Riesz (リース, Rīsu) is a character in the 1995 video game Trials of Mana. She is one of its six protagonists, able to be selected as either the main character or a supporting character to one of the others. She is the princess of the kingdom of Laurent who seeks to rescue her brother Elliot and the kingdom from those who invaded it. She is connected to the character Hawkeye, who was intended by the design team to have more romantic elements featured, but were excluded due to a lack of room in the game. Her design was created by Nobuteru Yūki and Koichi Ishii, featuring long blonde hair and a green dress, with her different designs inspired by Norse mythology. She is voiced by Mikako Komatsu in the remake.

She has been generally well-received, remaining a popular character 25 years after the game's original release. She was considered a waifu by some male players, with her personality being a significant factor in this according to critics. Her design was also praised, with Inside Games writer Shingema suggesting that her color scheme contributed to her popularity, comparing it to the color scheme of Link from The Legend of Zelda.

==Concept and creation==
Riesz was created for Trials of Mana, her design finalized by manga and anime artist Nobuteru Yūki based on concept art by Koichi Ishii. She has long blonde hair tied into a pony tail, her default outfit having a green dress and wearing a wreath on her head. Ishii commented that Riesz was originally envisioned to be an Amazonian warrior, noting that he imagined her as being a masculine character. She was also intended to be depicted as a "healthy, chubby girl" to contrast the sexy and slim Angela. However, when game designer Hiromichi Tanaka saw her design, which he described as slender with long legs, he elected to give her a manner of speech he felt fit a princess character. When discussing the different classes she can choose, Mana series producer Masaru Oyamada noted that her classes are based on Norse mythology, including her classes Vanadis, Fenrir Knight, and Valkyrie, the latter given to her because they wanted to give her a "mighty and powerful Valkyrie design."Oyamada noted how Riesz was given dark purple armor for her Valkyrie design in the original Trials of Mana, the remake had the purple limited to the design's shadows, which he felt capture her "prim and proper nature." Her design in the remake was created by the artist HACCAN. Riesz was described by Tanaka as having a brother complex due to the loss of her mother. Initially, she was intended to have a "subtle romantic" attraction between Riesz and the character Hawkeye, which ultimately had to be left out due to a lack of space. She is voiced in Japanese by Mikako Komatsu in the remake.

==Appearances==
Riesz appears in the video game Trials of Mana for the Super Famicom as one of its six protagonists, appearing alongside characters Hawkeye, Charlotte, Duran, Kevin, and Angela. Players are able to choose from one of these six characters as their main character; if Riesz is not chosen as the main character, she can instead be selected as one of the player's other two party members that can be encountered later on. If not selected as one of these three characters, she is not involved in the main story. Riesz is the princess of the Laurent kingdom, her mother having died, which put her in the role of taking care of her younger brother, Elliot. Elliot is tricked into lowering Laurent's defense by two ninjas from the Nevarl Fortress who proceed to kidnap him and take over the castle. They then kill Riesz's father, the king, causing Riesz to make her escape, with her goal being to reclaim her kingdom and rescue her brother. She has a connection to the character Hawkeye, who hails from Nevarl Fortress, who escaped from Nevarl prior to the invasion.

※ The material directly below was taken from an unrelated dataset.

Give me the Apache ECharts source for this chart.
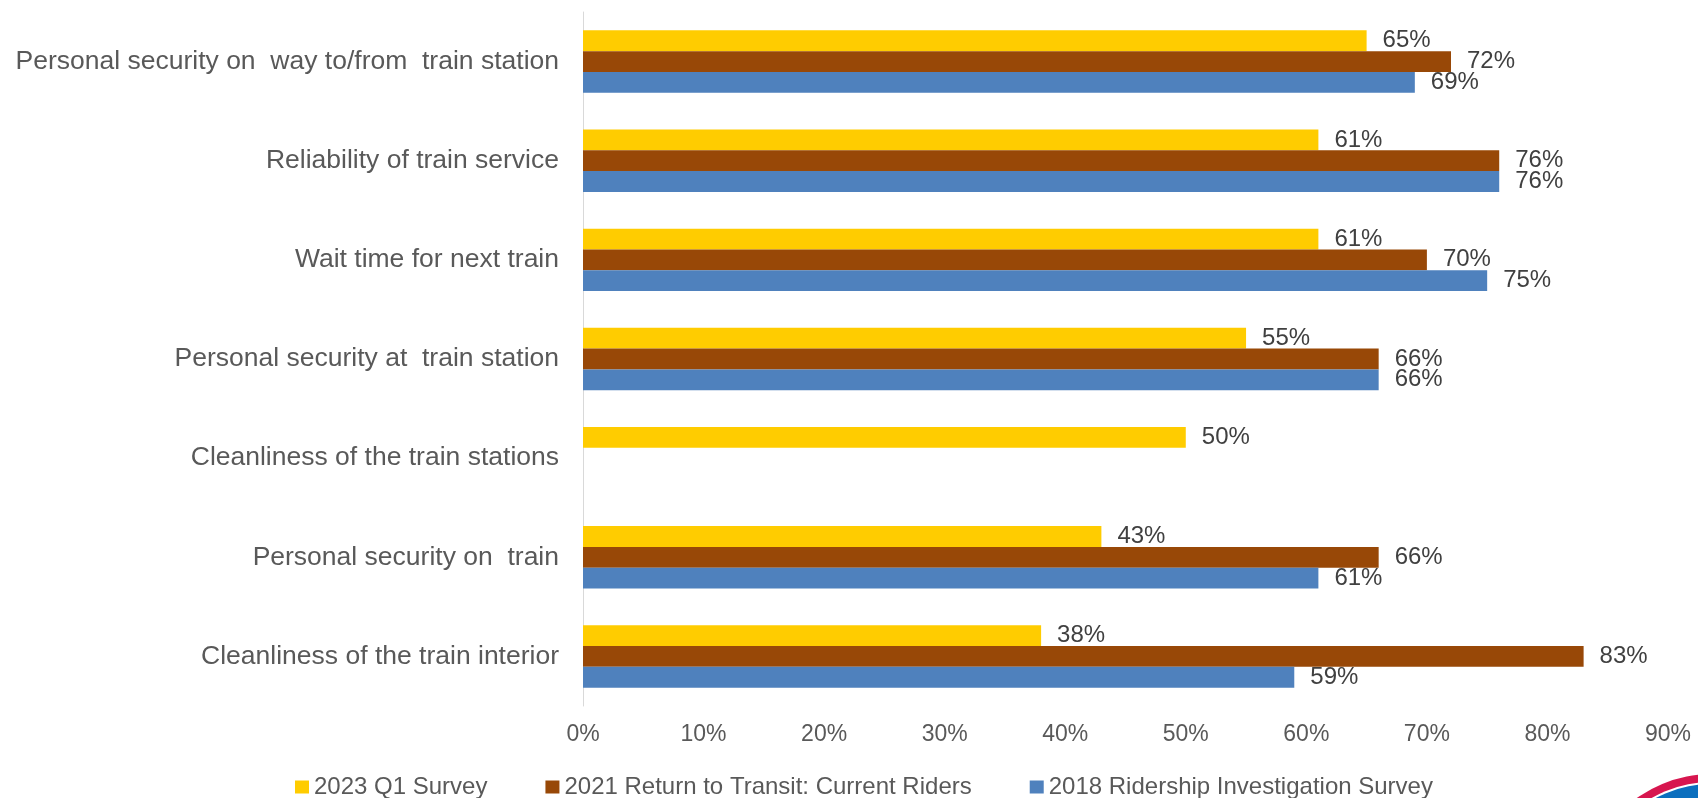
<!DOCTYPE html>
<html>
<head>
<meta charset="utf-8">
<title>Satisfaction with rail service attributes</title>
<script src="https://cdn.jsdelivr.net/npm/echarts@6/dist/echarts.min.js"></script>
<style>
  html, body { margin: 0; padding: 0; background: #ffffff; }
  #chart { width: 1698px; height: 798px; }
</style>
</head>
<body>
<div id="chart"></div>
<script>
// Attributes, listed top to bottom
const categories = [
  'Personal security on  way to/from  train station',
  'Reliability of train service',
  'Wait time for next train',
  'Personal security at  train station',
  'Cleanliness of the train stations',
  'Personal security on  train',
  'Cleanliness of the train interior'
];

// Share of riders satisfied (%), one array per survey
const survey2023 = [65, 61, 61, 55, 50, 43, 38];
const survey2021 = [72, 76, 70, 66, null, 66, 83];
const survey2018 = [69, 76, 75, 66, null, 61, 59];

const seriesNames = [
  '2023 Q1 Survey',
  '2021 Return to Transit: Current Riders',
  '2018 Ridership Investigation Survey'
];

// Percent axis ticks
const axisMin = 0;
const axisMax = 90;
const axisStep = 10;

const colors = ['#FFCC00', '#984807', '#4F81BD'];
const fontFamily = '"Liberation Sans", Arial, sans-serif';

function barSeries(name, data, color) {
  return {
    name: name,
    type: 'bar',
    data: data,
    barGap: '0%',
    barCategoryGap: '37%',
    itemStyle: { color: color },
    label: {
      show: true,
      position: 'right',
      distance: 16,
      formatter: p => p.value + '%',
      color: '#404040',
      fontSize: 24,
      fontFamily: fontFamily
    },
    emphasis: { disabled: true }
  };
}

const chart = echarts.init(document.getElementById('chart'), null, { renderer: 'canvas' });

chart.setOption({
  animation: false,
  backgroundColor: '#ffffff',
  textStyle: { fontFamily: fontFamily },
  grid: { left: 583, right: 30, top: 12, bottom: 92, containLabel: false },
  legend: {
    data: seriesNames,
    left: 295,
    top: 775,
    padding: 0,
    icon: 'rect',
    itemWidth: 14,
    itemHeight: 13,
    itemGap: 58,
    textStyle: { color: '#595959', fontSize: 24, fontFamily: fontFamily }
  },
  xAxis: {
    type: 'value',
    min: axisMin,
    max: axisMax,
    interval: axisStep,
    axisLine: { show: false },
    axisTick: { show: false },
    splitLine: { show: false },
    axisLabel: {
      formatter: '{value}%',
      color: '#595959',
      fontSize: 23,
      margin: 17,
      fontFamily: fontFamily
    }
  },
  yAxis: {
    type: 'category',
    data: categories,
    inverse: true,
    axisLine: { show: true, lineStyle: { color: '#D9D9D9', width: 1 } },
    axisTick: { show: false },
    axisLabel: {
      color: '#595959',
      fontSize: 26.5,
      margin: 24,
      fontFamily: fontFamily
    }
  },
  series: [
    barSeries(seriesNames[0], survey2023, colors[0]),
    barSeries(seriesNames[1], survey2021, colors[1]),
    barSeries(seriesNames[2], survey2018, colors[2])
  ],
  // Corner emblem, partly off the page
  graphic: [
    { type: 'circle', shape: { cx: 1712, cy: 904, r: 130 }, style: { fill: '#D7164F' }, z: 10, silent: true },
    { type: 'circle', shape: { cx: 1712, cy: 904, r: 122 }, style: { fill: '#ffffff' }, z: 11, silent: true },
    { type: 'circle', shape: { cx: 1712, cy: 904, r: 120 }, style: { fill: '#0B6FBE' }, z: 12, silent: true }
  ]
});
</script>
</body>
</html>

Riesz has appeared in other video games in playable and non-playable roles. She is a playable character in Circle of Mana and Million Arthur Arcana Blood, whereas she made cameos in Final Fantasy Brave Exvius and Super Smash Bros. Ultimate.

==Reception==
Riesz has been a popular character in Trials of Mana, with her popularity being maintained over 25 years since its release. In a poll by Square Enix, participants voted Riesz as the most popular of the Trial of Mana protagonists. The Gamer writer Scott Baird felt that fanservice costumes in Trials of Mana influenced her popularity, while multiple other critics have noted how players view her as their waifu. Inside Games staff felt that people view her in this way because, despite her being a strong warrior, she had a fragile, naive, and clumsy side that made people want to protect her. Designer Hiromichi Tanaka believed that her popularity derived from men being attracted to "frail, modest girls." Inside Games staff noted that, since the release of the original version, Trials of Mana seemed to focus on female characters like Riesz and Angela. They also commented that, after opening a poll ranking female Trials of Mana characters, they received multiple comments from people who were familiar with Riesz but not Trials of Mana. In the final results of this poll, Riesz and Angela received approximately the same number of votes, with both of them popular with men and women alike. Riesz's reveal in the Trials of Mana remake caused Automaton Media writer Yoshinori Sato to be particularly interested in her. He commented on how her popularity was similar to that of Tifa Lockhart from Final Fantasy VII, suggesting that fanart of Riesz helped give her a bigger public image.

FunglrGames staff considered her the best of Trials of Manas female cast, praising various aspects of her personality, such as fighting despite being a princess as well as her spunky attitude and innocence. They discussed the relationship between Riesz and Hawkeye, noting how despite not bothering them as a child, the fact that they didn't further explore it bothered them. Inside Games writer Shingema discussed what made Riesz such a popular character, including to him. He discussed Riesz's color scheme of a green outfit and blonde hair, suggesting it helped contribute to her popularity and comparing it to Link from The Legend of Zelda, who has the same color scheme. He noted her different atmospheres when changing classes, suggesting her design was goddess-like for one of her classes and sexual and dark with another, adding that the blonde and green color helps retain her charm in any class change. He also suggested that the wreath she wears suggests nobility while still conveying an understated grace and purity. Going beyond appearance, Shingema suggested the way her relationship with Hawkeye developed was both a fascinating and bittersweet thing. The affection and care she shows for her younger brother, Elliot, was also an influencing factor for Shingema's interest in her character.